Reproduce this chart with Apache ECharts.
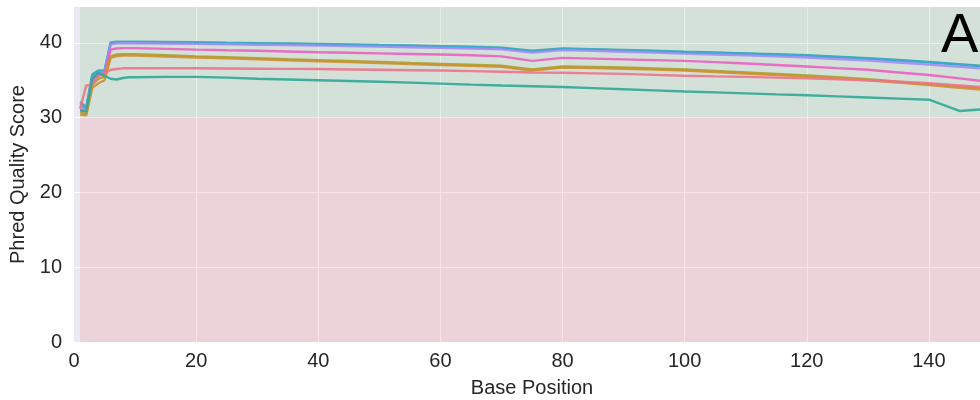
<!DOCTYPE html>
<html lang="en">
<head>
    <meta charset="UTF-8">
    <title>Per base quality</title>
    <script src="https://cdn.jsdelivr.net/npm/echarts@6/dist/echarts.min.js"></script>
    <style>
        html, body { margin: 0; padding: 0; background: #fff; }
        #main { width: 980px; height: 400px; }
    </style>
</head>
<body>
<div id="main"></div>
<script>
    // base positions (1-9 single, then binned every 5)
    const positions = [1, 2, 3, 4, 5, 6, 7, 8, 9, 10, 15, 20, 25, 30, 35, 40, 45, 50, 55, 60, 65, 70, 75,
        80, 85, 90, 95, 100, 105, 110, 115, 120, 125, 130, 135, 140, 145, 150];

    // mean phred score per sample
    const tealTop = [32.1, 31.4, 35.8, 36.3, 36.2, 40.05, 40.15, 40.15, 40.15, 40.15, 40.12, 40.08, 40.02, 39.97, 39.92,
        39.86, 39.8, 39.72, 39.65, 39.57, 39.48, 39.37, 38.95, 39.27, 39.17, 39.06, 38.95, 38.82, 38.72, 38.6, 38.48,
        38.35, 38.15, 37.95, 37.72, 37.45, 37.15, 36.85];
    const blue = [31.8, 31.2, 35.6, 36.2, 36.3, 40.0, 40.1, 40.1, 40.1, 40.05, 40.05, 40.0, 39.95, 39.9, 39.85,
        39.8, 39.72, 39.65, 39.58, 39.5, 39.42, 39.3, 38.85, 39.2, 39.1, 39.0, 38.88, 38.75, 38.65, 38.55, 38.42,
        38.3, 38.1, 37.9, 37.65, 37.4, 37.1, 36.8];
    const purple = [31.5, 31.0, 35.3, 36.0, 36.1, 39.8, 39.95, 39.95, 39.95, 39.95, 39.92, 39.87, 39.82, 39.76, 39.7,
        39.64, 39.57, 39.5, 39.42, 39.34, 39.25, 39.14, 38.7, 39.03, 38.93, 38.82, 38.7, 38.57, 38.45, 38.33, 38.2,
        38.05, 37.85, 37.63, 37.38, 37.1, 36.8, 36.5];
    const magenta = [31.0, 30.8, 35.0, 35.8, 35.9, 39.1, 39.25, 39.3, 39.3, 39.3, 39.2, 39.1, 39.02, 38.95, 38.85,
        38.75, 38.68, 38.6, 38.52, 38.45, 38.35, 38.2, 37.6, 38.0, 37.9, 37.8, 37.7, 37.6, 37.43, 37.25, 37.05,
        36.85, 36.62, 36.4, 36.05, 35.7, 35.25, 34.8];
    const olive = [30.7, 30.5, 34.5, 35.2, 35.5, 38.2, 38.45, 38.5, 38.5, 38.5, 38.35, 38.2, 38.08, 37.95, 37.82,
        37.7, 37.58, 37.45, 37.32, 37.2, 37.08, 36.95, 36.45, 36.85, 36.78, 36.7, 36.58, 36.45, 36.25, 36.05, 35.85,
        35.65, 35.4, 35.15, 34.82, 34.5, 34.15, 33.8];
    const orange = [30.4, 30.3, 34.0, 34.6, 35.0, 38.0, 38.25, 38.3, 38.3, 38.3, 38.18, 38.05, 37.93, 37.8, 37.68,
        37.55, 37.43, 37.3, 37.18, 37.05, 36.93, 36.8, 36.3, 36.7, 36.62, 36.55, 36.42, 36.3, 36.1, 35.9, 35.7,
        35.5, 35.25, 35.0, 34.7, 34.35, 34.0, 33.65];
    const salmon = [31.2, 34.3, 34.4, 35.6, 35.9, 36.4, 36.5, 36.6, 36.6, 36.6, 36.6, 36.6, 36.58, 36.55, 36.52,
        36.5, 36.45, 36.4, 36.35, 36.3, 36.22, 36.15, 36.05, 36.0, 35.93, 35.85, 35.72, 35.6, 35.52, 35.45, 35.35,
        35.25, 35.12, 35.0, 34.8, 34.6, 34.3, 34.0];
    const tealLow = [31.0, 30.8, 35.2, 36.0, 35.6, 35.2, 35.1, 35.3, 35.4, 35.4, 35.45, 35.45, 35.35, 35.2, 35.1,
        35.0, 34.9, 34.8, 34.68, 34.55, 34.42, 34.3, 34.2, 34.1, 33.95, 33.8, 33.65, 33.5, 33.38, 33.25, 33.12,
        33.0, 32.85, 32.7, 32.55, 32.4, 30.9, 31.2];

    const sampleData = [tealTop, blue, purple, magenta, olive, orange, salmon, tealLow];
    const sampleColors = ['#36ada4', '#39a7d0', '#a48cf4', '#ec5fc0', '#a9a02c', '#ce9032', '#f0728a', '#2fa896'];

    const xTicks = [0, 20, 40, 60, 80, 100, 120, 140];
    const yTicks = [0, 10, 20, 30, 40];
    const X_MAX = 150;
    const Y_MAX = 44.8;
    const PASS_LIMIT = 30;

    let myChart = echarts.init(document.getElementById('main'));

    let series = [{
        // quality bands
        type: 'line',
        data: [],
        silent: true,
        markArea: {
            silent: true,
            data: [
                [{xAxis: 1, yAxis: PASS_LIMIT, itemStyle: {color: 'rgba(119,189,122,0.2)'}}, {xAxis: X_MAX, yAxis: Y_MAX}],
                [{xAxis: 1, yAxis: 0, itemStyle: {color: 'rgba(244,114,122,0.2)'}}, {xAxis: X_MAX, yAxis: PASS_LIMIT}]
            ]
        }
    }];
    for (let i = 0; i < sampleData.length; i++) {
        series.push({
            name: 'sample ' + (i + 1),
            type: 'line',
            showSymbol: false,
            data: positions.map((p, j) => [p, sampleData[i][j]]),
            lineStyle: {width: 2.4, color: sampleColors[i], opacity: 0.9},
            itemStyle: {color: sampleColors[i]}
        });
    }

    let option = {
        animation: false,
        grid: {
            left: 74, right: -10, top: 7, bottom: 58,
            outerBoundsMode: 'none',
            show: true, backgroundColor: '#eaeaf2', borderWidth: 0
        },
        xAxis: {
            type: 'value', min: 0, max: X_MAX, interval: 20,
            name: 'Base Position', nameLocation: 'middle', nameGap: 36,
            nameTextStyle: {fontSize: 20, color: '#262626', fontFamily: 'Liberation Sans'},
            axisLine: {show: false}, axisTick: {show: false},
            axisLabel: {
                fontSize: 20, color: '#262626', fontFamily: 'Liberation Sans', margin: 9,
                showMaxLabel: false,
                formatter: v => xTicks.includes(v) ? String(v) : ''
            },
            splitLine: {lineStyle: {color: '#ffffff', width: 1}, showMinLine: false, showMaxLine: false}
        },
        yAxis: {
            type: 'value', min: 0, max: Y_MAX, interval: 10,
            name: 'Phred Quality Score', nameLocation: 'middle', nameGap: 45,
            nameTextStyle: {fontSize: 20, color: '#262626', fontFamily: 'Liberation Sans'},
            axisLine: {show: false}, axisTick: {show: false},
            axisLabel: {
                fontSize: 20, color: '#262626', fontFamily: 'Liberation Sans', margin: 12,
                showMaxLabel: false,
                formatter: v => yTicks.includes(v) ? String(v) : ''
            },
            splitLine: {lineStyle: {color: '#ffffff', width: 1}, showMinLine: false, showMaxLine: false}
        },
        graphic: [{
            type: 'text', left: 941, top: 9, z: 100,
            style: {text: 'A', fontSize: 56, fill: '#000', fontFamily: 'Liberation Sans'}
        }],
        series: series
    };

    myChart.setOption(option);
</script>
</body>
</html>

* _Goal_
Leave the pictures out and reproduce exactly the lines from the top of the listing above through the line with "140, 145, 150];".

* _Worked solution_
Reproduce this chart with Apache ECharts.
<!DOCTYPE html>
<html lang="en">
<head>
    <meta charset="UTF-8">
    <title>Per base quality</title>
    <script src="https://cdn.jsdelivr.net/npm/echarts@6/dist/echarts.min.js"></script>
    <style>
        html, body { margin: 0; padding: 0; background: #fff; }
        #main { width: 980px; height: 400px; }
    </style>
</head>
<body>
<div id="main"></div>
<script>
    // base positions (1-9 single, then binned every 5)
    const positions = [1, 2, 3, 4, 5, 6, 7, 8, 9, 10, 15, 20, 25, 30, 35, 40, 45, 50, 55, 60, 65, 70, 75,
        80, 85, 90, 95, 100, 105, 110, 115, 120, 125, 130, 135, 140, 145, 150];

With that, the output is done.